Because read_parquet() returns a standard DataFusion table scan, it participates in the full optimizer pipeline: predicate pushdown, projection pruning, and partition pruning all apply.

Querying without loading

read_parquet() can also be used as a one-off query target, without creating an Iceberg table:

-- Inspect schema
DESCRIBE SELECT * FROM read_parquet('/data/tpch/sf1/orders/*.parquet') LIMIT 0;

-- Quick aggregation over raw Parquet
SELECT o_orderstatus, COUNT(*) AS cnt
FROM read_parquet('/data/tpch/sf1/orders/*.parquet')
GROUP BY o_orderstatus;

-- Join Parquet with an Iceberg table
SELECT p.p_name, l.l_quantity
FROM read_parquet('/data/tpch/sf1/lineitem/*.parquet') AS l
JOIN warehouse.tpch_sf1.part AS p ON l.l_partkey = p.p_partkey
LIMIT 20;

Implementation

read_parquet() is registered in sqe-catalog (or sqe-functions) as a DataFusion TableFunction.

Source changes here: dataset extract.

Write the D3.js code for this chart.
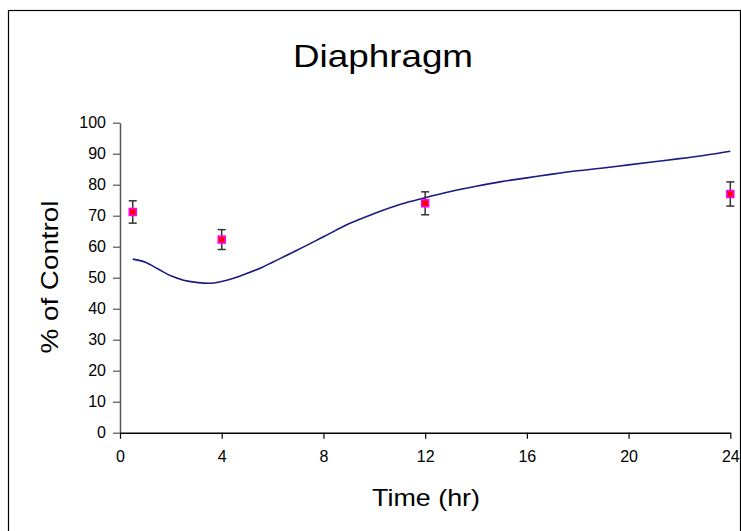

On each invocation:

  1. The path argument is parsed to detect s3:// vs local (/ or file://) paths.
  2. For S3: an AmazonS3Builder is constructed from the inline named parameters, with fallback to the StorageConfig from sqe-core for any omitted fields.
  3. For local paths: the built-in DataFusion local filesystem ObjectStore is used.
  4. Glob patterns are expanded against the chosen ObjectStore.
  5. A ListingTable is constructed over the matched files and returned as the table scan node.

The function is registered on every SessionContext at startup, so it is always available without any special configuration.

Limitations

  • All matched Parquet files must share an identical Arrow schema. Schema evolution across files in the same glob is not supported.
  • read_parquet() is read-only. It cannot be used as the target of an INSERT INTO.
  • Credential parameters are passed as SQL literals. Avoid logging or displaying these queries in audit logs without redaction. SQE’s audit logger redacts named parameter values that match access_key, secret_key, and session_token patterns.
  • Very large numbers of matched files (>10,000) may cause slow planning due to the object listing step.